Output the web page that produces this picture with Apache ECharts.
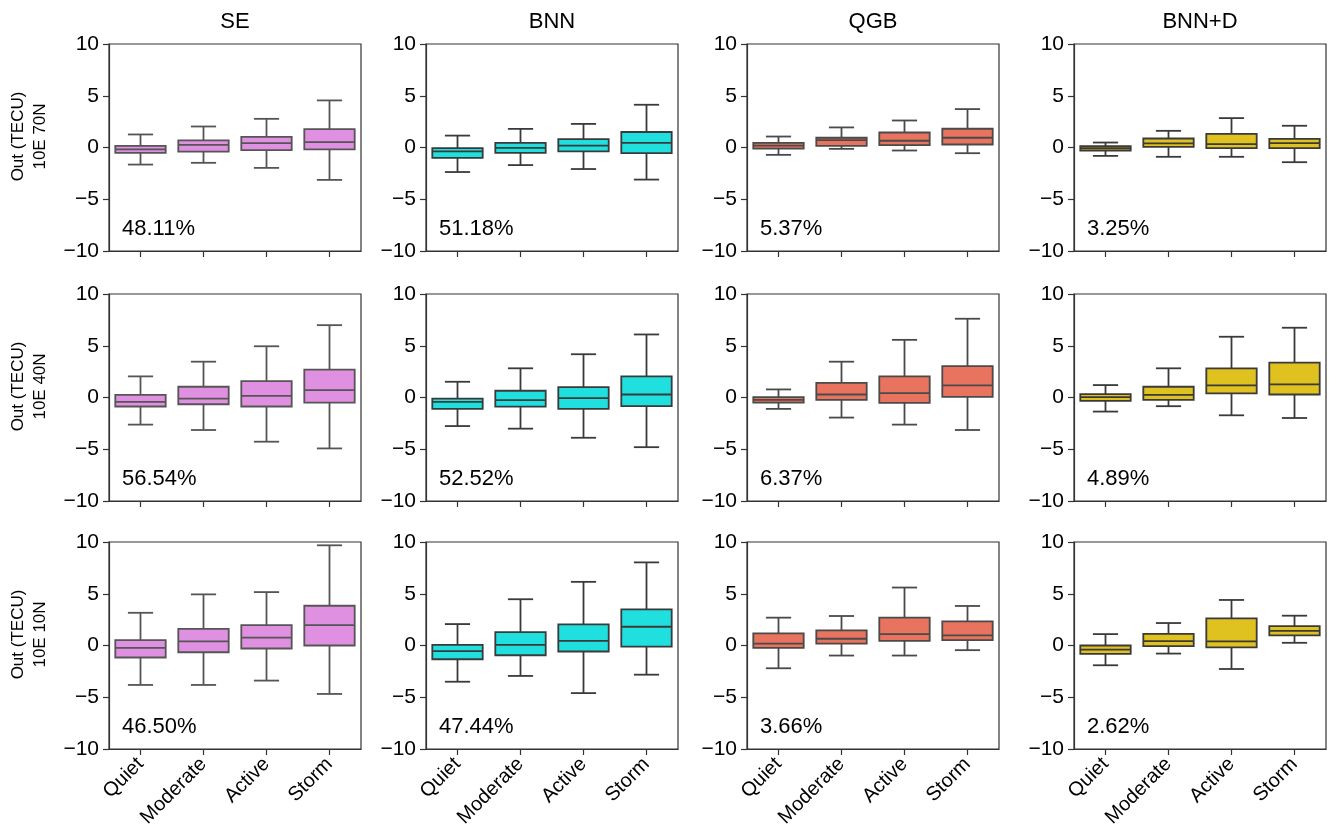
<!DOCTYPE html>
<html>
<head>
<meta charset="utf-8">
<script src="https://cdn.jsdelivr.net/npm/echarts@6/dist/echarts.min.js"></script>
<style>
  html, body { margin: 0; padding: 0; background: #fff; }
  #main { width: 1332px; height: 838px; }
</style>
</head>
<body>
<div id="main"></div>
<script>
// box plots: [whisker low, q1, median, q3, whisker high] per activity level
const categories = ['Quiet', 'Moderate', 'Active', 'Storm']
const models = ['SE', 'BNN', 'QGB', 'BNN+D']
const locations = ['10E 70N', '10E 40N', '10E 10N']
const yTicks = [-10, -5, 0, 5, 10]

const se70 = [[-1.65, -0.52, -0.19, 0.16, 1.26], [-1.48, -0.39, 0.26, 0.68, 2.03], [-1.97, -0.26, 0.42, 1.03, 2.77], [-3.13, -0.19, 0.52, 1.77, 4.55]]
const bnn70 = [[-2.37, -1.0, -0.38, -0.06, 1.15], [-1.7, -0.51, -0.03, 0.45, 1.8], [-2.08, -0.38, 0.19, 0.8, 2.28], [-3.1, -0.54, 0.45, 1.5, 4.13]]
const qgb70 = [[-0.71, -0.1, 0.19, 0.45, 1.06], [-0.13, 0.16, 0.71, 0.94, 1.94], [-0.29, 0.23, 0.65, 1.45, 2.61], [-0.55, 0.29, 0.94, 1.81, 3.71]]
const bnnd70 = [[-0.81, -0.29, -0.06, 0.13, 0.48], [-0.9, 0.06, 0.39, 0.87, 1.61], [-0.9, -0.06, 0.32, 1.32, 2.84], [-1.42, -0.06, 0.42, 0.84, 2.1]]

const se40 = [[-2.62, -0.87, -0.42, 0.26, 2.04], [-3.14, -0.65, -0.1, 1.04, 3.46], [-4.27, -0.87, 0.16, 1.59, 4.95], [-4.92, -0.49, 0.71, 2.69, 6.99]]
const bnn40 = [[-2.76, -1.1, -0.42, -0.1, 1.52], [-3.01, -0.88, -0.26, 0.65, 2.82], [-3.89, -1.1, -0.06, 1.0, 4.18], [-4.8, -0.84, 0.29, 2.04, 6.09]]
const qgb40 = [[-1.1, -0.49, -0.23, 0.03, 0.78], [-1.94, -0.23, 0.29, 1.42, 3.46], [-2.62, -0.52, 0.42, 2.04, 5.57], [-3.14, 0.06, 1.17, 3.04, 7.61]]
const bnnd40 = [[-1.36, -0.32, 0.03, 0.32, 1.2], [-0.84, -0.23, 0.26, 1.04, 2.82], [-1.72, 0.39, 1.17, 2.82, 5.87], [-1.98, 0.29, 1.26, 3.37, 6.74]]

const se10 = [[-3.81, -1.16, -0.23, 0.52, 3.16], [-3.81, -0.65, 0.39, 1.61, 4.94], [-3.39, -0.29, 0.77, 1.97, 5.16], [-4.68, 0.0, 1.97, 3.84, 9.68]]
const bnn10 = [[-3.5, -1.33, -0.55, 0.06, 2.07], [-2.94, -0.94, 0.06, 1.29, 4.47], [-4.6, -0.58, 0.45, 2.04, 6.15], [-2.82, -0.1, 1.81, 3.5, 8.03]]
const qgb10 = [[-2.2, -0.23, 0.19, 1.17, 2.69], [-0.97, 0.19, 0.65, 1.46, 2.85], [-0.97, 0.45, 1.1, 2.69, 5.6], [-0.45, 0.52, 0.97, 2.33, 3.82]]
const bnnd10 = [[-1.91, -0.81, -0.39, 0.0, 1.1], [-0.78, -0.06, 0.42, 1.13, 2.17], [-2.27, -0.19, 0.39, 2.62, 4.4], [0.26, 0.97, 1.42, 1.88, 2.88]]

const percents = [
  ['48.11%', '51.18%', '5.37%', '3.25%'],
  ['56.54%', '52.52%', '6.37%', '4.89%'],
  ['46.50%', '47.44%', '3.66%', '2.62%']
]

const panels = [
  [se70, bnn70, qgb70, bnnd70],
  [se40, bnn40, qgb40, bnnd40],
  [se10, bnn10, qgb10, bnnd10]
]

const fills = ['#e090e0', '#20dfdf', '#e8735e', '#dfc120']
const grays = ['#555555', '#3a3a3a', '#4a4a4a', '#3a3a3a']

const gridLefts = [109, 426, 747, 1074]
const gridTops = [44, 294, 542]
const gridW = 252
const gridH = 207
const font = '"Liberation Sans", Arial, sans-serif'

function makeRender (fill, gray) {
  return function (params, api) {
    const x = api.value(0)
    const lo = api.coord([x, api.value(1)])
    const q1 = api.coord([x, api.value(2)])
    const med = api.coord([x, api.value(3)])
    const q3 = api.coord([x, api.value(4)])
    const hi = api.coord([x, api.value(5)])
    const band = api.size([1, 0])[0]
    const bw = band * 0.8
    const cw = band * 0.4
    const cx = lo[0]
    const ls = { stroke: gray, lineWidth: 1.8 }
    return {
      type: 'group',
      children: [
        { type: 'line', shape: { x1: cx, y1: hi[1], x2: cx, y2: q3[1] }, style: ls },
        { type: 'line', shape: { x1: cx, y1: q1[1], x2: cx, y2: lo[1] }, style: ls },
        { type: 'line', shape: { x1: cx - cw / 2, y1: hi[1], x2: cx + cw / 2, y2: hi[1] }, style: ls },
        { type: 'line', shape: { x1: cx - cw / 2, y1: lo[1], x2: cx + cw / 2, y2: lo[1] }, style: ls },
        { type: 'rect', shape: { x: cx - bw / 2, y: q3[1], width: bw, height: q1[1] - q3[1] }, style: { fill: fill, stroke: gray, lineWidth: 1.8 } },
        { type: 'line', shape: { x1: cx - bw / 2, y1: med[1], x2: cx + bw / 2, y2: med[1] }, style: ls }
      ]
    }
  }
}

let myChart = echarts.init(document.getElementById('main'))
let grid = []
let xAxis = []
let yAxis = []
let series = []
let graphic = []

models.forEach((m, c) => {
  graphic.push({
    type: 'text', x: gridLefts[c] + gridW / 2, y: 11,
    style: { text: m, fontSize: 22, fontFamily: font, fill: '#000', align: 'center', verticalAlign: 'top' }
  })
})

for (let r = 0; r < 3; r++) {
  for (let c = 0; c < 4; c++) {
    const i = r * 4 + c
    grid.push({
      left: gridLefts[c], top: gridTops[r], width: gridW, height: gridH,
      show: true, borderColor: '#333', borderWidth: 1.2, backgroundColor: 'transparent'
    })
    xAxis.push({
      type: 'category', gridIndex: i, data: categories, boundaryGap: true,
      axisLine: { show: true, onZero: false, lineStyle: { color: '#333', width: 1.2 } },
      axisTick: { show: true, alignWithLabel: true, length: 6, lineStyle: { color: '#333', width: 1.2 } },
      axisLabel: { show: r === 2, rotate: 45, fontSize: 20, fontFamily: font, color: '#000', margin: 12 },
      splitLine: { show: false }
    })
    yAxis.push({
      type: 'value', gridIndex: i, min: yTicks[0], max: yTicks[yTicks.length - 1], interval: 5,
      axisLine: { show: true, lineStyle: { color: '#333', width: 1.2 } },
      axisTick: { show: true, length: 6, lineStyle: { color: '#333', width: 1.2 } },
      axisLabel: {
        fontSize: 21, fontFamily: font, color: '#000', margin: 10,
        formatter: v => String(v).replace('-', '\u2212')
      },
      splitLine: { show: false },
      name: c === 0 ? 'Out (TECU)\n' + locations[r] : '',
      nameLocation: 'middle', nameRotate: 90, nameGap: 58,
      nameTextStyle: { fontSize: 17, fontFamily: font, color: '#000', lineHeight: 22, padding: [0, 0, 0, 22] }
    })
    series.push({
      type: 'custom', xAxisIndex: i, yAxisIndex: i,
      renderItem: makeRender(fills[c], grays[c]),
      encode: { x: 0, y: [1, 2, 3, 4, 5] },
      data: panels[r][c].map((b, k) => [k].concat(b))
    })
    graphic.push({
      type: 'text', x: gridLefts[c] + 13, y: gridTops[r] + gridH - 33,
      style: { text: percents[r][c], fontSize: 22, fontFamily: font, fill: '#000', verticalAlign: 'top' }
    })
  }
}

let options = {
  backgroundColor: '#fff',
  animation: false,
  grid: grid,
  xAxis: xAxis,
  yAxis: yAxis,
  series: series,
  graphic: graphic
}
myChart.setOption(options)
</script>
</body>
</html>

...

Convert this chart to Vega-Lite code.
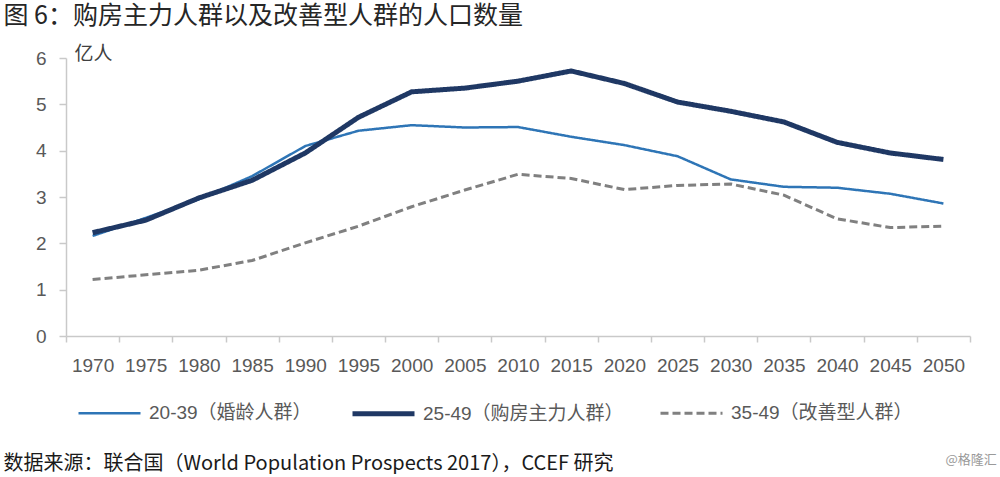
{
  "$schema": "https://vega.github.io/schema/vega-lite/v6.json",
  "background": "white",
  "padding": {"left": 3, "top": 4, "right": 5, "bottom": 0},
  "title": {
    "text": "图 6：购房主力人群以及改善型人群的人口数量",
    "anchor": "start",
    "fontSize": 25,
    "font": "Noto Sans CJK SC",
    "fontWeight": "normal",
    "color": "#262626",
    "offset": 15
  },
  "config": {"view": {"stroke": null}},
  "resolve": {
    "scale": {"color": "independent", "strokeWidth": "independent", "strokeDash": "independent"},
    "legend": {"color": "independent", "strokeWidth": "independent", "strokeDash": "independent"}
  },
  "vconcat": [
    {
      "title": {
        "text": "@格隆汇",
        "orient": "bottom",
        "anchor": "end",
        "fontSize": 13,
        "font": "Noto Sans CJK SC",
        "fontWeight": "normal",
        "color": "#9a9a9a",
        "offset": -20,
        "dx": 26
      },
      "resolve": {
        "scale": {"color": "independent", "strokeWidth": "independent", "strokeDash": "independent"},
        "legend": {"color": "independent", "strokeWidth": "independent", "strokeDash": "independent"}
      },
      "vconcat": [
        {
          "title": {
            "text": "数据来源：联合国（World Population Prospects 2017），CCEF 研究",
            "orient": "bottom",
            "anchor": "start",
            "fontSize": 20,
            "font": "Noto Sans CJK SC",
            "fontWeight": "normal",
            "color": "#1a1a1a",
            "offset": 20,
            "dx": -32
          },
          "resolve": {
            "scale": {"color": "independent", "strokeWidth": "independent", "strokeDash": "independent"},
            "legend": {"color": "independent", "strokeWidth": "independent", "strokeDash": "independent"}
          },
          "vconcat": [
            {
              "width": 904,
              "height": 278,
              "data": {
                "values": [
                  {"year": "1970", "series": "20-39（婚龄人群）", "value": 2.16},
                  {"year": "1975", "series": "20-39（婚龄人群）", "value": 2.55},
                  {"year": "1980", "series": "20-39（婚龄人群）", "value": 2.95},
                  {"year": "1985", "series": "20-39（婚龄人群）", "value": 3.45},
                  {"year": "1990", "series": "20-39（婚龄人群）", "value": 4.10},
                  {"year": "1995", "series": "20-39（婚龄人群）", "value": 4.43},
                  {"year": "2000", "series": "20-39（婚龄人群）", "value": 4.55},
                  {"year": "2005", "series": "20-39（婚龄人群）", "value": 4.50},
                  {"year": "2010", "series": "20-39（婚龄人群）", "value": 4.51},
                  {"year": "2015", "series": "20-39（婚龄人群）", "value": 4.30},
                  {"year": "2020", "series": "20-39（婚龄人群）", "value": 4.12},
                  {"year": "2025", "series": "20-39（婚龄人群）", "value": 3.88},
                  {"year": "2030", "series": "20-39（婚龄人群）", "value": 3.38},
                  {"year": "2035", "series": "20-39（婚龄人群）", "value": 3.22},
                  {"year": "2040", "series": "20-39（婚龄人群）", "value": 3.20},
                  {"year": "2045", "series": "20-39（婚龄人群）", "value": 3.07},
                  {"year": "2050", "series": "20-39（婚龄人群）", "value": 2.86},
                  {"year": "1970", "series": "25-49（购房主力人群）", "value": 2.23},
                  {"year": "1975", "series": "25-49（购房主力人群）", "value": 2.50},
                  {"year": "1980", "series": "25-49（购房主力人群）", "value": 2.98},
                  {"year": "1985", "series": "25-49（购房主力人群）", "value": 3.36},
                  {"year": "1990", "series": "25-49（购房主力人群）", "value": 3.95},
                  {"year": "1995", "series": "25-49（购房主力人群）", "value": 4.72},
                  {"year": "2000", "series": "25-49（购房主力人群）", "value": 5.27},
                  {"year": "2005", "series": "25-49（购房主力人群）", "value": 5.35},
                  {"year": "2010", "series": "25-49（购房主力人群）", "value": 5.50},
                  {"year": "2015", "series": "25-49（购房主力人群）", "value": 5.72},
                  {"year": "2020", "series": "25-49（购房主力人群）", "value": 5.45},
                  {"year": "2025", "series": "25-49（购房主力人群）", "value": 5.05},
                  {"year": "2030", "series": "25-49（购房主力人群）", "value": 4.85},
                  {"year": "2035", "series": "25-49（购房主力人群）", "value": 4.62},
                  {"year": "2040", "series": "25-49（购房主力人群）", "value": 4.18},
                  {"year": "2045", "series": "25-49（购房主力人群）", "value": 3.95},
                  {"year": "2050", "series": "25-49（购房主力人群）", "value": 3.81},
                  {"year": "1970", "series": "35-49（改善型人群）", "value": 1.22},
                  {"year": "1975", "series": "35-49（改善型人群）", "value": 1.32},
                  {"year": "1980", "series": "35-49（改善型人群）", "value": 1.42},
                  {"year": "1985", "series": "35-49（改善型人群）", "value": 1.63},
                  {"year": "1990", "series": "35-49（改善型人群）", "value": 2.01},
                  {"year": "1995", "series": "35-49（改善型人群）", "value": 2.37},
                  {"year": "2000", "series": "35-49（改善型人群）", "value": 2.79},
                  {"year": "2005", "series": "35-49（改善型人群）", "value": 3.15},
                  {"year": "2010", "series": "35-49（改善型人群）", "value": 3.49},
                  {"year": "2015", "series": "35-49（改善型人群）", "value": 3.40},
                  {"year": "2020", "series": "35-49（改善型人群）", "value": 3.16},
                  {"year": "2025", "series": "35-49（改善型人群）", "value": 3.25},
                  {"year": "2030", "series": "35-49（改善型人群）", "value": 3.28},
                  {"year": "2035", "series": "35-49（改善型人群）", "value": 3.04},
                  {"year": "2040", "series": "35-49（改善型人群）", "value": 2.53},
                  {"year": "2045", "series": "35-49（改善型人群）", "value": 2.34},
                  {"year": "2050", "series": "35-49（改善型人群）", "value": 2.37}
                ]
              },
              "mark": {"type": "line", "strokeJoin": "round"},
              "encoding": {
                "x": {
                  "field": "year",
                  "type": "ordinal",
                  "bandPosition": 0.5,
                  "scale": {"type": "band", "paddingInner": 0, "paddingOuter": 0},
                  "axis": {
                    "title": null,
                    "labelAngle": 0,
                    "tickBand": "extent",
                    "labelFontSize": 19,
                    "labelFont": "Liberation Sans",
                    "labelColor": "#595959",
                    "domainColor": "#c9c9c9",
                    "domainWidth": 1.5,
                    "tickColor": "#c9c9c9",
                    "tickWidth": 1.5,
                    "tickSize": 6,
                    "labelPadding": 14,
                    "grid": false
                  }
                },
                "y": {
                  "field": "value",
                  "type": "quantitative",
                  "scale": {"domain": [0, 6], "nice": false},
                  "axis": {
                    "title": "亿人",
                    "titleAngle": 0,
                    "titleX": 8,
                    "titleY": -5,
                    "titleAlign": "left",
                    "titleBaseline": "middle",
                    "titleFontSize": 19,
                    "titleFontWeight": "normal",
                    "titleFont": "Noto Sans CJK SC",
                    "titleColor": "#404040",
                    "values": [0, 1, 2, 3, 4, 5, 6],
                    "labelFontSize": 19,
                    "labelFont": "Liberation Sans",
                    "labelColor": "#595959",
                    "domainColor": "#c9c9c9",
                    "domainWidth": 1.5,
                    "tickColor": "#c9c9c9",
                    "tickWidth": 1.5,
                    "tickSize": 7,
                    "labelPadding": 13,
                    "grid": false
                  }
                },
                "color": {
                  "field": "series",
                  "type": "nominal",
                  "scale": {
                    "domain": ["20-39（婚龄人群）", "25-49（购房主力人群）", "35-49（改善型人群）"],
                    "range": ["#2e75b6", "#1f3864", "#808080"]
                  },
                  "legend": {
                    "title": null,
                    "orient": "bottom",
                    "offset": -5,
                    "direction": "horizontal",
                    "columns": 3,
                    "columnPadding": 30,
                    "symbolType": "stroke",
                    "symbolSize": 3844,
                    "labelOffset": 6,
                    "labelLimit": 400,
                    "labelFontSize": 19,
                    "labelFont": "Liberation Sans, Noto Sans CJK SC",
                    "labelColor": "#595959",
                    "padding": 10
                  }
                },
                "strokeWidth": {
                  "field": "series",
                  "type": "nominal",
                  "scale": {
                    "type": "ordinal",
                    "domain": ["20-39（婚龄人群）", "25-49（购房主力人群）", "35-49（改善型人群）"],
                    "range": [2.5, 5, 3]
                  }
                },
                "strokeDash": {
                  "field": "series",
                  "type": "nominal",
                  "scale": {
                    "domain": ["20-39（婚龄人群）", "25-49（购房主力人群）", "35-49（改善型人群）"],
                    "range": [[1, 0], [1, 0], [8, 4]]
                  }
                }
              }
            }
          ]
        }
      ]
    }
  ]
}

--

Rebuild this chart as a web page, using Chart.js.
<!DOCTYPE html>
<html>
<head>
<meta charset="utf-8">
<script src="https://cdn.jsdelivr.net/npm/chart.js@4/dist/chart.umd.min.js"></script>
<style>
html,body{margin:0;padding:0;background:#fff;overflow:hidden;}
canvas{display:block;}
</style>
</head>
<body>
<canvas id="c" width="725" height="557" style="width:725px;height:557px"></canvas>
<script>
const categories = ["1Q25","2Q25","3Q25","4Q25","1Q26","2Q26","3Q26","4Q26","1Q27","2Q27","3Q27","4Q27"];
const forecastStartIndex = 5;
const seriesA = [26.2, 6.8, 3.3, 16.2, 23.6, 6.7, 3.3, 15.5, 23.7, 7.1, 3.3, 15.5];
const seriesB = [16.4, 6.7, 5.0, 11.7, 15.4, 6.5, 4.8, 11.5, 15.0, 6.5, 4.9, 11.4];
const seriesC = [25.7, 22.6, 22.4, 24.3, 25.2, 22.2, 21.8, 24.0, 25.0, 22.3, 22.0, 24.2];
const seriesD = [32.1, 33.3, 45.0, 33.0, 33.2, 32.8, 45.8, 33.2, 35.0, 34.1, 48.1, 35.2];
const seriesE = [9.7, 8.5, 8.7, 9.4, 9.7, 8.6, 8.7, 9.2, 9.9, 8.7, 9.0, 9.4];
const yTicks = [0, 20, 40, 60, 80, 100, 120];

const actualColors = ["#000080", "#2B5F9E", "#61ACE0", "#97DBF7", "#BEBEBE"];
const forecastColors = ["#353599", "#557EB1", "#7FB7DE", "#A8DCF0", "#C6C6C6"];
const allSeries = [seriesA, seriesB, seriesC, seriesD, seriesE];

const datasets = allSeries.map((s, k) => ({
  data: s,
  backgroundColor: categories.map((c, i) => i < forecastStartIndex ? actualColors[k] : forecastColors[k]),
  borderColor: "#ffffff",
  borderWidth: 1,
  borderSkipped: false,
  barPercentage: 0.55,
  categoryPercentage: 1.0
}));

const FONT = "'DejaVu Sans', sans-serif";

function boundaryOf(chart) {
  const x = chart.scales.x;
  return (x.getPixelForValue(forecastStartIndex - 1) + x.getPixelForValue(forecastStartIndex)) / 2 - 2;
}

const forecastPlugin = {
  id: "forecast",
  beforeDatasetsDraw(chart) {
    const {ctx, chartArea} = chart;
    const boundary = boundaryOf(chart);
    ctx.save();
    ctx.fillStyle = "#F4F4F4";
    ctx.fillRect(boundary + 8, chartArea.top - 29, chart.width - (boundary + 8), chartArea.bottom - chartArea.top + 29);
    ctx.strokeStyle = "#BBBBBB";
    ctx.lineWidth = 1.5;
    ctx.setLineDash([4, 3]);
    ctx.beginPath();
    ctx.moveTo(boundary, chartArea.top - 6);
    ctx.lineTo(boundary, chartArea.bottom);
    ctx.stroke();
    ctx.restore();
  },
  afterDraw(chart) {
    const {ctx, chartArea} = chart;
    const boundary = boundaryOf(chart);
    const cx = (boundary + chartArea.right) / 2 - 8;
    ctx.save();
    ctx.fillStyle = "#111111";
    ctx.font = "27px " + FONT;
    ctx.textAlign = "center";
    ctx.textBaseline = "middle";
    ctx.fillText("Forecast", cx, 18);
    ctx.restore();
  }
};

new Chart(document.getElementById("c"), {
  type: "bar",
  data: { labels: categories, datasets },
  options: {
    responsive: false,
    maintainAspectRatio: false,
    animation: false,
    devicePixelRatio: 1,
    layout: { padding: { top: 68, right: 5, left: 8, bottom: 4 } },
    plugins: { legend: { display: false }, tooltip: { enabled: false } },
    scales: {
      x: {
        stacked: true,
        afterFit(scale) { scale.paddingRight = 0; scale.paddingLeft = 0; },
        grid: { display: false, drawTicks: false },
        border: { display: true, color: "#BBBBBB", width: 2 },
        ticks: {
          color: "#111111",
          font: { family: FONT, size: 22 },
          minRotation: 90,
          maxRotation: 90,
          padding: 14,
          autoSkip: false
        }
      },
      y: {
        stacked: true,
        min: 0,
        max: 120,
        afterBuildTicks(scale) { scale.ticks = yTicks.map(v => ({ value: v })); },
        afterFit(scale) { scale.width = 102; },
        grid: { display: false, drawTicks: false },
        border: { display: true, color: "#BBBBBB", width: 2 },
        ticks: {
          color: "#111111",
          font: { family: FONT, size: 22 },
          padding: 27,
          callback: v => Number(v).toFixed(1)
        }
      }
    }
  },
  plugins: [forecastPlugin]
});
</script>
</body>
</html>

» **Direction**
Give again, word for word, the part that opens with the line containing "Output the web" and closes with the one containing "const yTicks = [-10, -5, 0, 5, 10]". Include both of those lines and skip all pictures.

» **Completed task**
Output the web page that produces this picture with Apache ECharts.
<!DOCTYPE html>
<html>
<head>
<meta charset="utf-8">
<script src="https://cdn.jsdelivr.net/npm/echarts@6/dist/echarts.min.js"></script>
<style>
  html, body { margin: 0; padding: 0; background: #fff; }
  #main { width: 1332px; height: 838px; }
</style>
</head>
<body>
<div id="main"></div>
<script>
// box plots: [whisker low, q1, median, q3, whisker high] per activity level
const categories = ['Quiet', 'Moderate', 'Active', 'Storm']
const models = ['SE', 'BNN', 'QGB', 'BNN+D']
const locations = ['10E 70N', '10E 40N', '10E 10N']
const yTicks = [-10, -5, 0, 5, 10]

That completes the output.